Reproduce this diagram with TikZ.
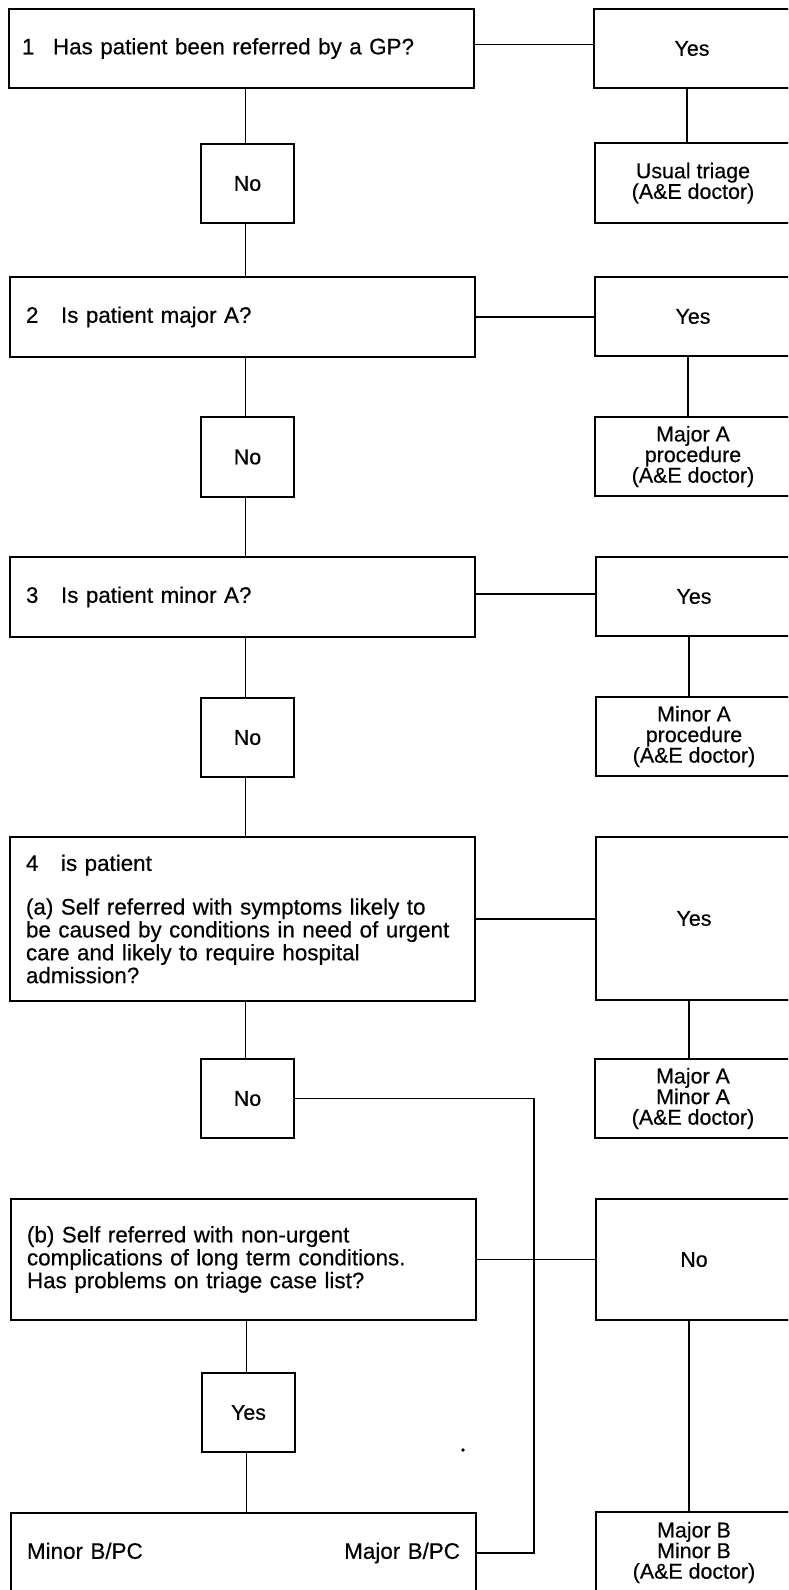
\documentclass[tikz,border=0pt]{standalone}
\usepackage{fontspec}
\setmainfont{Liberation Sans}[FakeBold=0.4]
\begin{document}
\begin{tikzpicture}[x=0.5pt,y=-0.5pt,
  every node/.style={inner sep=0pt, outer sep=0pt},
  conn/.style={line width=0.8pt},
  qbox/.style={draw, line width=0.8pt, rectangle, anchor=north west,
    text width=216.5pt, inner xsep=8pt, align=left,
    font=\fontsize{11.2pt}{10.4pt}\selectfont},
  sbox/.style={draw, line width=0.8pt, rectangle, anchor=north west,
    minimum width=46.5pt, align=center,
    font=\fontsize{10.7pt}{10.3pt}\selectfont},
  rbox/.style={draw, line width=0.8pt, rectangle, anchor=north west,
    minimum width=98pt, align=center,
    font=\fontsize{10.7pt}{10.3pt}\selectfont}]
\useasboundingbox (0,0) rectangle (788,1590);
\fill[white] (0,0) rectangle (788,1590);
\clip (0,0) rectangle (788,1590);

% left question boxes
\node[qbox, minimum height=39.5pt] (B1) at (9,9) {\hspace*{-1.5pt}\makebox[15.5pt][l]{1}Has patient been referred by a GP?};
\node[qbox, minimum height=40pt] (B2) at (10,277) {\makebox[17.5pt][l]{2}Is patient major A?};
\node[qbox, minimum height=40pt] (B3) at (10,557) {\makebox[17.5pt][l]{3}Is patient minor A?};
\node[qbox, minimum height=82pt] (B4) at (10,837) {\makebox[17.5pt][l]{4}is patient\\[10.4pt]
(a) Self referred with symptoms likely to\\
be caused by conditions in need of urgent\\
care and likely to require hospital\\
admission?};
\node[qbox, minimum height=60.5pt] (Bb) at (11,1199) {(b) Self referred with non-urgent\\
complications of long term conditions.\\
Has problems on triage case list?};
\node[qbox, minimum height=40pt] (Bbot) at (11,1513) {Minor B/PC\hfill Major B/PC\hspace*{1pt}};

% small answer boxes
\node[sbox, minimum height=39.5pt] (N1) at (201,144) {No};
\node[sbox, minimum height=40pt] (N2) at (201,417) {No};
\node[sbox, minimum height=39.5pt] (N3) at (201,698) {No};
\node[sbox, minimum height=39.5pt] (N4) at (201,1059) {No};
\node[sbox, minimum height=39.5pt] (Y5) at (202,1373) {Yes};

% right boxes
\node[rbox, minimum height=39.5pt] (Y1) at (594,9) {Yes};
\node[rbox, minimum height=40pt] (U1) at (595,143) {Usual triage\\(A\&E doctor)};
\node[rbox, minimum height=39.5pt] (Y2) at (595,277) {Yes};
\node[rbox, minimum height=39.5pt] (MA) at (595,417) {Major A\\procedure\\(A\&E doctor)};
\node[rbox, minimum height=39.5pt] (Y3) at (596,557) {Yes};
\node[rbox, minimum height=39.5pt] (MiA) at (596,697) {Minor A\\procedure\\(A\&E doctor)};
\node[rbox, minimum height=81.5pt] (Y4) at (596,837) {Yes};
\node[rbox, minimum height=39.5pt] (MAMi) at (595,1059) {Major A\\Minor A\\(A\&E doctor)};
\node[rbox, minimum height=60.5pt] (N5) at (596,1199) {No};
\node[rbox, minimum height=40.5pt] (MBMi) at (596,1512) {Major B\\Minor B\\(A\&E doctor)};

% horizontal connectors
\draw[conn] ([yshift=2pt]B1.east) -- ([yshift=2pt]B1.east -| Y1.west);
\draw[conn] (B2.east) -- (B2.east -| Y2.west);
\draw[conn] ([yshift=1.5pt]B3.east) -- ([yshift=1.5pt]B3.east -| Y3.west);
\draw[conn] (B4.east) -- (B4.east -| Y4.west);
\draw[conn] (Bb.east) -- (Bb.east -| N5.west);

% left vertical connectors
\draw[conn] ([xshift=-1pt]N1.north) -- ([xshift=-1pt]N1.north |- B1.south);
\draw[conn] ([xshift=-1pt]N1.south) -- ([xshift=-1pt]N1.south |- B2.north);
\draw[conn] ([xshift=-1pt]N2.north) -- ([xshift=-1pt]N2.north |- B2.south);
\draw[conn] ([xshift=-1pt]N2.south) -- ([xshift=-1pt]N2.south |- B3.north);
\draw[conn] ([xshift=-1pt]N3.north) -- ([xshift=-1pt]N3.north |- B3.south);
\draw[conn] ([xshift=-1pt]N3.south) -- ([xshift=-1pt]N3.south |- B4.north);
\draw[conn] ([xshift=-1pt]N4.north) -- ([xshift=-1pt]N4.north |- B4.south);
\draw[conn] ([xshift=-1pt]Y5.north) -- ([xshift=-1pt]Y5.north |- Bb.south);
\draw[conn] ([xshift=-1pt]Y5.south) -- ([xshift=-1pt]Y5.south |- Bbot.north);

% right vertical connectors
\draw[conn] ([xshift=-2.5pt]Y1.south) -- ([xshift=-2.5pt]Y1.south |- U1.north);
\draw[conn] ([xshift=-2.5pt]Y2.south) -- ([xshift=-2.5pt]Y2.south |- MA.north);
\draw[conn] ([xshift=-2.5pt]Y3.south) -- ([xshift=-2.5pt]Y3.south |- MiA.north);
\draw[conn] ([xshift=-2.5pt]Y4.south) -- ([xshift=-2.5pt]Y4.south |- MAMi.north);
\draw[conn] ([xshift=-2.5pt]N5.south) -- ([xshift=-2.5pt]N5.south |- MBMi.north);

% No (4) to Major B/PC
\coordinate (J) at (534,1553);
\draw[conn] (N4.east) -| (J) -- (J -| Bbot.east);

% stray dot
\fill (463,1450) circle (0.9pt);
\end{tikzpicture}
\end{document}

==

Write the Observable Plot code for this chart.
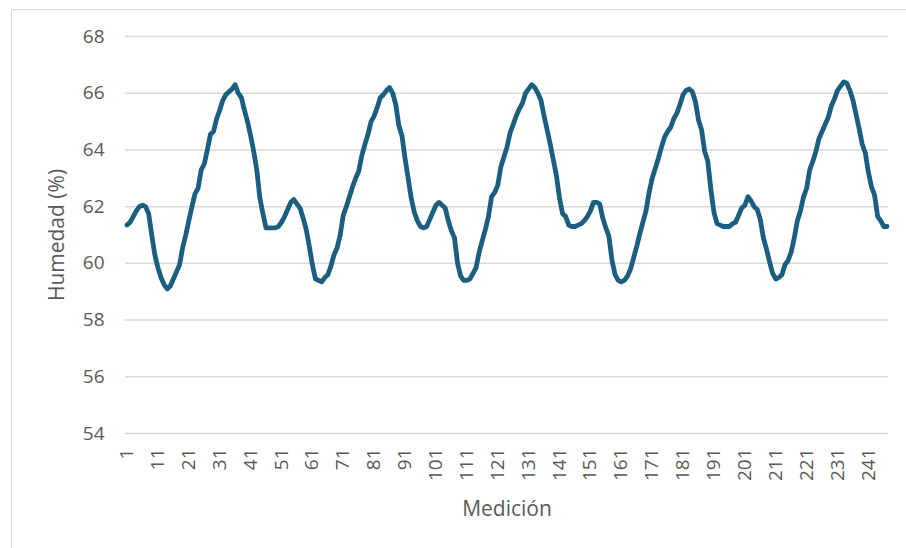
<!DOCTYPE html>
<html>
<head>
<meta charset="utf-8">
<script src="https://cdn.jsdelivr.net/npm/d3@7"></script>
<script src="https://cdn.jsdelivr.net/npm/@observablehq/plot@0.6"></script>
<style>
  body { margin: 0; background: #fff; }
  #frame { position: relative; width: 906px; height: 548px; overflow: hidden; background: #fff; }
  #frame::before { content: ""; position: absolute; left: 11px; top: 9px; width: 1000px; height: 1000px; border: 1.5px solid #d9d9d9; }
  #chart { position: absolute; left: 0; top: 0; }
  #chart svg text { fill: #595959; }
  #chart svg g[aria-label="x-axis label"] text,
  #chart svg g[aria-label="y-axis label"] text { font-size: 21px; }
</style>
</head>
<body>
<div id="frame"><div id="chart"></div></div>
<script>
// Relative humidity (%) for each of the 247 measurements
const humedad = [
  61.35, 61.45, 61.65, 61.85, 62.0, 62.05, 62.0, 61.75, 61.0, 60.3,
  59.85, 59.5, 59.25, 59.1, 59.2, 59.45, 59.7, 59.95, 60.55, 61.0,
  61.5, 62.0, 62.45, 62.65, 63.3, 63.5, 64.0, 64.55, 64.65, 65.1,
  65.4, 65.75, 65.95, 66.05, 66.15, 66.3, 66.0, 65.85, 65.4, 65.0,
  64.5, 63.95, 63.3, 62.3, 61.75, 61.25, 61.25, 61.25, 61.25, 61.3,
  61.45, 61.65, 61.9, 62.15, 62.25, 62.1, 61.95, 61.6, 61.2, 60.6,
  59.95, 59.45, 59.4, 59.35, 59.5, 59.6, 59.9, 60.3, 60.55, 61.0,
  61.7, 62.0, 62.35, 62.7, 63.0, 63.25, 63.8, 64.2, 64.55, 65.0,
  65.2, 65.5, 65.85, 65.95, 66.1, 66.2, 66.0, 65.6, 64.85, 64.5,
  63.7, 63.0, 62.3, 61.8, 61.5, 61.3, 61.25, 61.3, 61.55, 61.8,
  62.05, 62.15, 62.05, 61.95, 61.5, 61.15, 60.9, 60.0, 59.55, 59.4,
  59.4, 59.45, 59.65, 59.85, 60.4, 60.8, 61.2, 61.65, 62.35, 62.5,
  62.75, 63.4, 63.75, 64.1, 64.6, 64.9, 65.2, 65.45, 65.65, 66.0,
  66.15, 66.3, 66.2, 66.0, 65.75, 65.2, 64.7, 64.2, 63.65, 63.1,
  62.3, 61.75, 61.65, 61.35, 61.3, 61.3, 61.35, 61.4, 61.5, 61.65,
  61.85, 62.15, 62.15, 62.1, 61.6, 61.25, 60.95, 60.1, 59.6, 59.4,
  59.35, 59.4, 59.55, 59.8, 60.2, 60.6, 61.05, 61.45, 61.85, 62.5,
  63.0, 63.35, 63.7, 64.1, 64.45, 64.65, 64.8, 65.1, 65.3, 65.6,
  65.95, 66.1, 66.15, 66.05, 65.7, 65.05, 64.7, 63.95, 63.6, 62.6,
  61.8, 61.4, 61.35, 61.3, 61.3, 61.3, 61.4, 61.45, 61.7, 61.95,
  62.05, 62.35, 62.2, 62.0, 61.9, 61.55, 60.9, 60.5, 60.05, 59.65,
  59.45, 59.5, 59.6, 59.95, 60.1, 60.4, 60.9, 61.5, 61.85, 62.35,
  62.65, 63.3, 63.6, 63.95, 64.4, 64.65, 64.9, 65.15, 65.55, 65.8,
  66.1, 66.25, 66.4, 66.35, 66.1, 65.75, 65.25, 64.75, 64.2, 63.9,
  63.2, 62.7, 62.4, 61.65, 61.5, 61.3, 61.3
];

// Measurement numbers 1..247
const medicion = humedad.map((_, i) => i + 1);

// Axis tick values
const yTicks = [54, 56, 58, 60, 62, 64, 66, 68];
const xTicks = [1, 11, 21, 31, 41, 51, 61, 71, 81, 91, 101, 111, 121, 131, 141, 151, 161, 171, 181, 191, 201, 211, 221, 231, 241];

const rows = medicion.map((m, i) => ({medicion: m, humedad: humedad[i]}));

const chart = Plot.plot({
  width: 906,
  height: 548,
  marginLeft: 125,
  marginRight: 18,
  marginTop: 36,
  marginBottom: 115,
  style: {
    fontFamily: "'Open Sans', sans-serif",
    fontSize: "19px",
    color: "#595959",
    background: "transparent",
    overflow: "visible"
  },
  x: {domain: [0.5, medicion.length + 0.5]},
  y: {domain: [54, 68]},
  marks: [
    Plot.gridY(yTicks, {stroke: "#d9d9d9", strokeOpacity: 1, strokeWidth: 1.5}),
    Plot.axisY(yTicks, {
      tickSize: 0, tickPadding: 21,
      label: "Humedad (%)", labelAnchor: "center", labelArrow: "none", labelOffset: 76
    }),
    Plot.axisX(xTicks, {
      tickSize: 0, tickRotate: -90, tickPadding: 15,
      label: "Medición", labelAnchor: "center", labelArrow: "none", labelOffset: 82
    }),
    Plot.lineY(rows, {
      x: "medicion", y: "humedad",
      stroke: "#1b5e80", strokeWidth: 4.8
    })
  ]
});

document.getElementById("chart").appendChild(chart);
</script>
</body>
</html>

Work to be completed:
Pictures are not part of the copy. Reproduce the lines from the one containing "Reproduce this diagram with TikZ." through the one containing "minimum height=40pt] (Bbot)", exactly and nothing more.

Solution:
Reproduce this diagram with TikZ.
\documentclass[tikz,border=0pt]{standalone}
\usepackage{fontspec}
\setmainfont{Liberation Sans}[FakeBold=0.4]
\begin{document}
\begin{tikzpicture}[x=0.5pt,y=-0.5pt,
  every node/.style={inner sep=0pt, outer sep=0pt},
  conn/.style={line width=0.8pt},
  qbox/.style={draw, line width=0.8pt, rectangle, anchor=north west,
    text width=216.5pt, inner xsep=8pt, align=left,
    font=\fontsize{11.2pt}{10.4pt}\selectfont},
  sbox/.style={draw, line width=0.8pt, rectangle, anchor=north west,
    minimum width=46.5pt, align=center,
    font=\fontsize{10.7pt}{10.3pt}\selectfont},
  rbox/.style={draw, line width=0.8pt, rectangle, anchor=north west,
    minimum width=98pt, align=center,
    font=\fontsize{10.7pt}{10.3pt}\selectfont}]
\useasboundingbox (0,0) rectangle (788,1590);
\fill[white] (0,0) rectangle (788,1590);
\clip (0,0) rectangle (788,1590);

% left question boxes
\node[qbox, minimum height=39.5pt] (B1) at (9,9) {\hspace*{-1.5pt}\makebox[15.5pt][l]{1}Has patient been referred by a GP?};
\node[qbox, minimum height=40pt] (B2) at (10,277) {\makebox[17.5pt][l]{2}Is patient major A?};
\node[qbox, minimum height=40pt] (B3) at (10,557) {\makebox[17.5pt][l]{3}Is patient minor A?};
\node[qbox, minimum height=82pt] (B4) at (10,837) {\makebox[17.5pt][l]{4}is patient\\[10.4pt]
(a) Self referred with symptoms likely to\\
be caused by conditions in need of urgent\\
care and likely to require hospital\\
admission?};
\node[qbox, minimum height=60.5pt] (Bb) at (11,1199) {(b) Self referred with non-urgent\\
complications of long term conditions.\\
Has problems on triage case list?};
\node[qbox, minimum height=40pt] (Bbot) at (11,1513) {Minor B/PC\hfill Major B/PC\hspace*{1pt}};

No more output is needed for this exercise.